Pseudoerasmus has a long and complex post on that topic. Here's the conclusion:
So to answer the question at the head of this post, “where do pro-social institutions come from?” — if ‘bad’ institutions represent coordination failures, then intelligence and patience must be a big part of the answer. This need not have the same relevance for social evolution from 100,000 BCE to 1500 CE. But for the emergence of ‘modern’, advanced societies, intelligence and patience matter.H/t Tyler Cowen.
It’s not that people’s norms and values don’t or can’t change. They do. But that does not seem enough. Solving the most complex coordination failures and collective action problems requires a lot more than just ‘good’ culture.

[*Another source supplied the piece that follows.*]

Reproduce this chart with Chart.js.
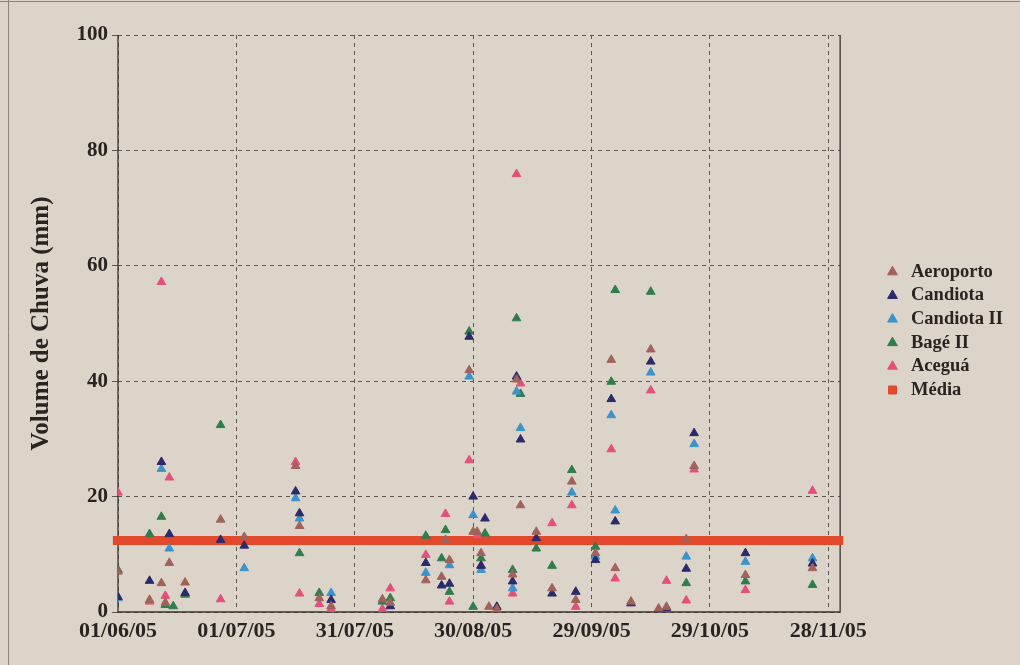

I am not saying intelligence and patience explain ‘everything‘, just that they seem to be an important part of how ‘good’ institutions happen. Nor am I saying that intelligence and patience are immutable quantities. Pinker argued in The Better Angels of Our Nature that the long-run secular decline in violence may be due to the Flynn Effect, the long-run secular rise in measured intelligence documented across the world:
…the pacifying effects of reason, and the Flynn Effect. We have several grounds for supposing that enhanced powers of reason—specifically, the ability to set aside immediate experience, detach oneself from a parochial vantage point, and frame one’s ideas in abstract, universal terms—would lead to better moral commitments, including an avoidance of violence.What is the above describing, other than the increasing ability of people to empathise with a wider group of people than friends and family ? Intelligence and patience allow you to understand, and weigh, the intuitive risks and the counterintuitive benefits from collaborating with perfect strangers. With less intelligence and less patience you stick to what you know — intuit the benefits from relationships cultivated over a long time through blood ties or other intimate affiliations.
Your “moral circle” is wider with intelligence and patience than without.
In the 1990s, in the middle of free market triumphalism, it was widely assumed that if you let markets rip, the institutions necessary to their proper functioning would ‘naturally’ follow. Those with a vested interested in protecting their property rights would demand them, politically. That assumption went up in flames in the former communist countries and the developing countries under economic restructuring.
To paraphrase Garett Jones, one of the co-authors of the stag hunt study: smart, patient people are more Coasian; they find a way to cooperate and build good institutions.